GIVEN INFORMATION:
....

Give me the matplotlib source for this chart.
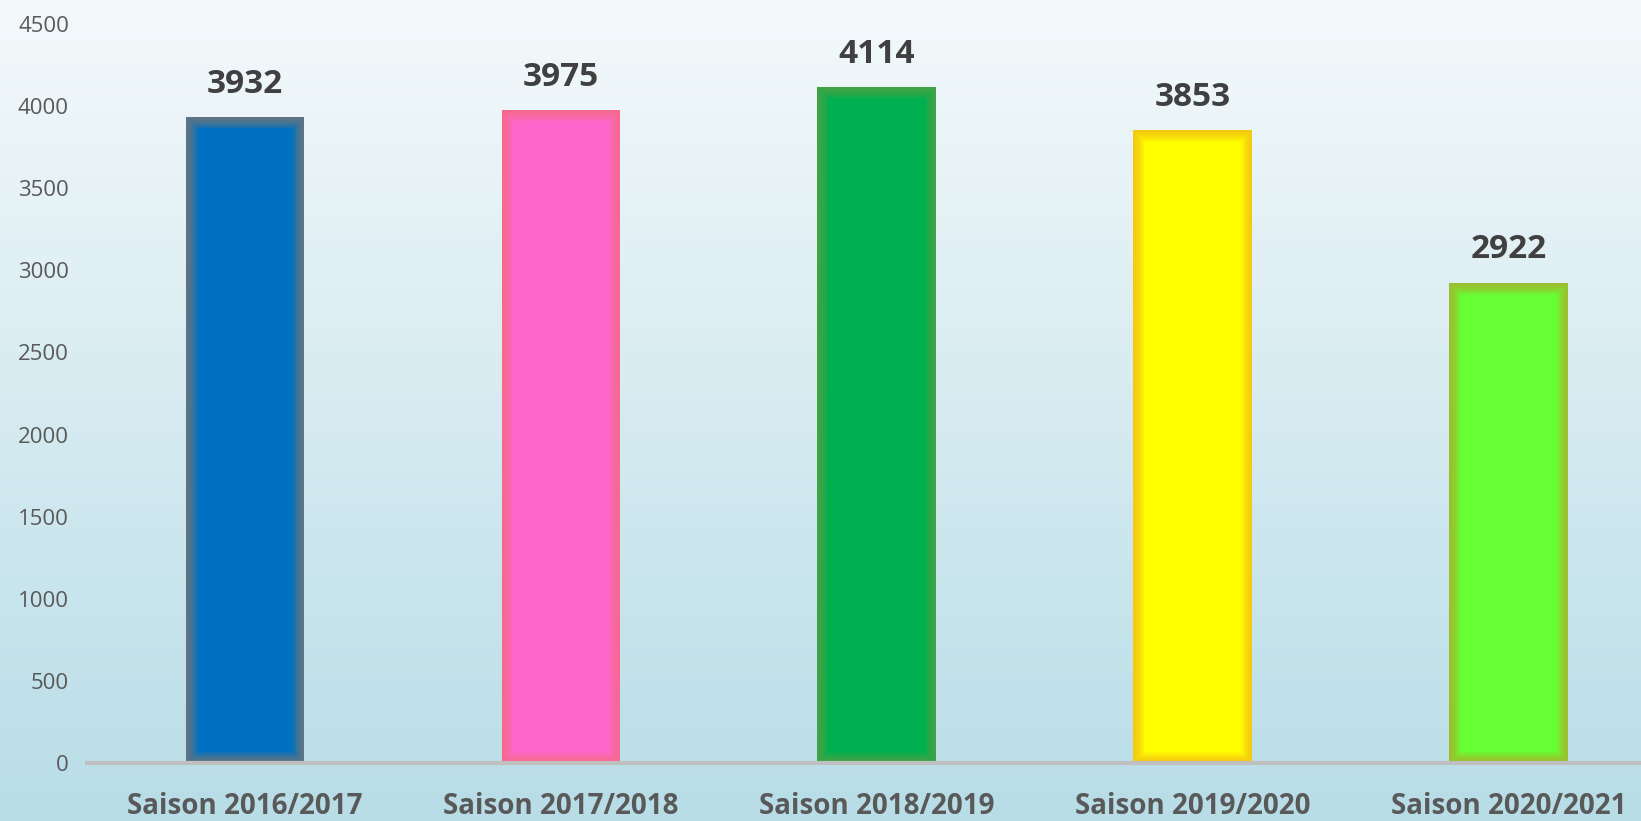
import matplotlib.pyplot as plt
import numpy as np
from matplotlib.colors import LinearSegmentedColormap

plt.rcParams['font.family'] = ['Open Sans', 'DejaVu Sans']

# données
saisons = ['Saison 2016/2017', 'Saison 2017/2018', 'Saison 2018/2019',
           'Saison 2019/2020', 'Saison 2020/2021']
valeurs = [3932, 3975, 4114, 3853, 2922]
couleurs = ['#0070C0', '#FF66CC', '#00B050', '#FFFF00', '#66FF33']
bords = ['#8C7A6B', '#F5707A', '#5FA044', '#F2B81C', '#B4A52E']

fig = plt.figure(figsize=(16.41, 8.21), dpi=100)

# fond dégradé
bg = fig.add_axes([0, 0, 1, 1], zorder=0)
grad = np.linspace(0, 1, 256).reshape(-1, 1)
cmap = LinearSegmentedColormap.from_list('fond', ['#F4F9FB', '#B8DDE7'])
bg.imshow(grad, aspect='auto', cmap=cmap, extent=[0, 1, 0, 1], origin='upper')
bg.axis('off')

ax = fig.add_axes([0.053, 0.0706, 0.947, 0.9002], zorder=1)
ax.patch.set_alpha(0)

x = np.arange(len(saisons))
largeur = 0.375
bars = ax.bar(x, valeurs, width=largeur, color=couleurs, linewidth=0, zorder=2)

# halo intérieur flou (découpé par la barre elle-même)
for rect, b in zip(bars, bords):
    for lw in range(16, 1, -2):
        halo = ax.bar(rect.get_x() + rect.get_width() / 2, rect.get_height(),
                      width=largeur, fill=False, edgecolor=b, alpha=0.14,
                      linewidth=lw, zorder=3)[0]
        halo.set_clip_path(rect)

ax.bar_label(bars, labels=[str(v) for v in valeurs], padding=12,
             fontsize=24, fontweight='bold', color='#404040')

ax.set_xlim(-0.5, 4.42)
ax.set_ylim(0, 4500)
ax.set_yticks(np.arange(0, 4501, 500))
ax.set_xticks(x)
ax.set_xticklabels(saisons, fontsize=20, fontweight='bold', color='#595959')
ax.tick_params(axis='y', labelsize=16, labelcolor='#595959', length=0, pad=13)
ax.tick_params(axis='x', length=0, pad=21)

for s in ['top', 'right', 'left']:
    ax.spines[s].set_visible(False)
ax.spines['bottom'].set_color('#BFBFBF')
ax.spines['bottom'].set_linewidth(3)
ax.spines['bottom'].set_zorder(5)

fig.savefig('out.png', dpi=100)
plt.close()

....

Without the pictures, please reproduce each line of the listing above exactly, from the first one through the line bearing "fontsize=24, fontweight='bold', color='#404040')".

ANSWER TO THIS EXERCISE:
Give me the matplotlib source for this chart.
import matplotlib.pyplot as plt
import numpy as np
from matplotlib.colors import LinearSegmentedColormap

plt.rcParams['font.family'] = ['Open Sans', 'DejaVu Sans']

# données
saisons = ['Saison 2016/2017', 'Saison 2017/2018', 'Saison 2018/2019',
           'Saison 2019/2020', 'Saison 2020/2021']
valeurs = [3932, 3975, 4114, 3853, 2922]
couleurs = ['#0070C0', '#FF66CC', '#00B050', '#FFFF00', '#66FF33']
bords = ['#8C7A6B', '#F5707A', '#5FA044', '#F2B81C', '#B4A52E']

fig = plt.figure(figsize=(16.41, 8.21), dpi=100)

# fond dégradé
bg = fig.add_axes([0, 0, 1, 1], zorder=0)
grad = np.linspace(0, 1, 256).reshape(-1, 1)
cmap = LinearSegmentedColormap.from_list('fond', ['#F4F9FB', '#B8DDE7'])
bg.imshow(grad, aspect='auto', cmap=cmap, extent=[0, 1, 0, 1], origin='upper')
bg.axis('off')

ax = fig.add_axes([0.053, 0.0706, 0.947, 0.9002], zorder=1)
ax.patch.set_alpha(0)

x = np.arange(len(saisons))
largeur = 0.375
bars = ax.bar(x, valeurs, width=largeur, color=couleurs, linewidth=0, zorder=2)

# halo intérieur flou (découpé par la barre elle-même)
for rect, b in zip(bars, bords):
    for lw in range(16, 1, -2):
        halo = ax.bar(rect.get_x() + rect.get_width() / 2, rect.get_height(),
                      width=largeur, fill=False, edgecolor=b, alpha=0.14,
                      linewidth=lw, zorder=3)[0]
        halo.set_clip_path(rect)

ax.bar_label(bars, labels=[str(v) for v in valeurs], padding=12,
             fontsize=24, fontweight='bold', color='#404040')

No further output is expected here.